Multiple Juno Award Winner Kiran Ahluwalia Performs Indian Fusion Music

January 17, 2018
Image of Kiran Ahluwalia

Aliso Viejo, CA – Juno Award winner Kiran Ahluwalia performs at Soka Performing Arts Center’s Black Box Theatre on Friday, February 16, 2018, at 8:00 p.m. Tickets are $30 for adults; $26 for students, seniors, and active military families; and $22 each for groups of 10 or more. Purchase tickets online or by calling 949-480-4ART (4278).

Kiran Ahluwalia is a modern exponent of the great vocal traditions of India and Pakistan. Her original compositions embody the essence of Indian music while embracing influences from both the West and Africa, specifically the Sahara. With her five-piece group of electric and acoustic guitar, harmonium, tabla, and electric bass, Ahluwalia creates boundary-breaking songs that explore the human condition and transcendence of the self through love.

Ahluwalia was nominated four times for a Juno Award (the Canadian equivalent of the Grammy Award) and won for World Music Album of the Year in 2004 (Beyond Boundaries) and 2012 (Aam Zameen: Common Ground). Before composing her fourth album, Ahluwalia met her musical and marital partner Rez Abbasi. A New York City jazz guitarist with a Pakistani-American background, Abbasi’s accolades include “No. 1 Rising Star Guitarist” on Downbeat magazine’s International Critic’s Poll. His arrangements and ideas played a crucial role in influencing her to compose and present in a more modern sensibility.
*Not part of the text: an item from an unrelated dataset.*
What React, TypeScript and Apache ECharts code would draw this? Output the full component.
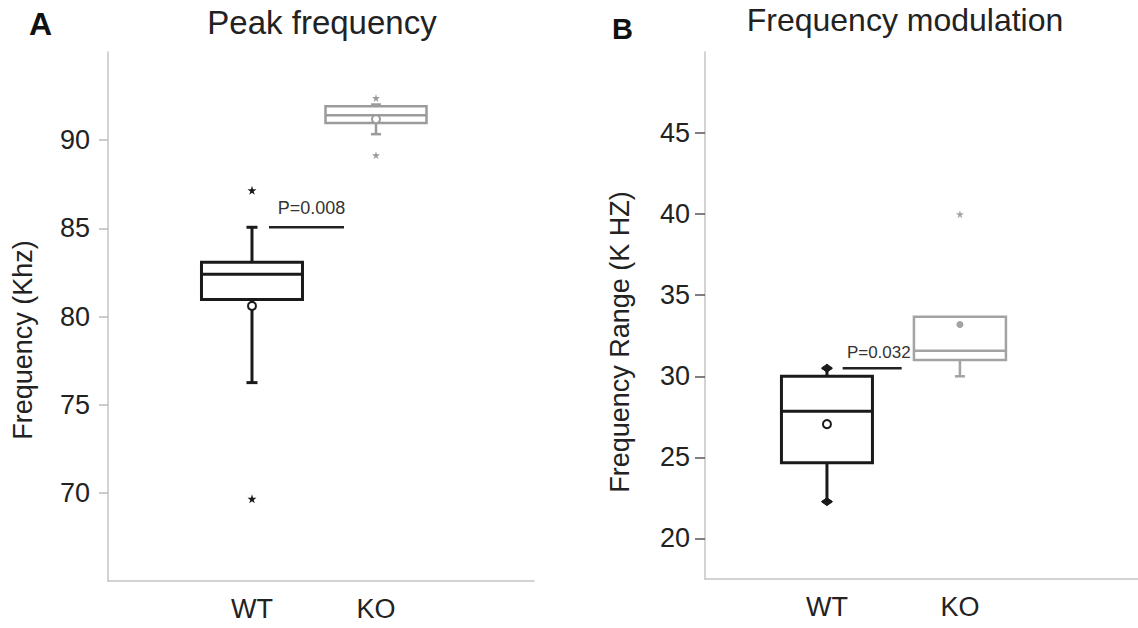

Together they traveled to Portugal to collaborate with fado musicians for Kiran’s fifth recording Wanderlust (2008 Juno Award nominee).

Born in India and raised in Canada, Ahluwalia has immersed herself in Indian classical music and Ghazal, a song form based on Urdu poetry, since age seven. Ahluwalia continued musical training alongside regular school and graduated from the University of Toronto. Afterward, Ahluwalia returned to India where she spent a decade of intense study with her classical guru Padma Talwalkar and her Ghazal guru Vithal Rao. At the same time, she traveled throughout the Punjab, embracing the style and approach of Punjabi folk songs. Later, after a chance encounter with the Malian group Tinariwen, Ahluwalia studied the guitar-driven approach of Tuareg music of the Sahara desert and other West African music. She has toured regularly in North America and Europe and has performed at desert festivals in Mali, Morocco, and India.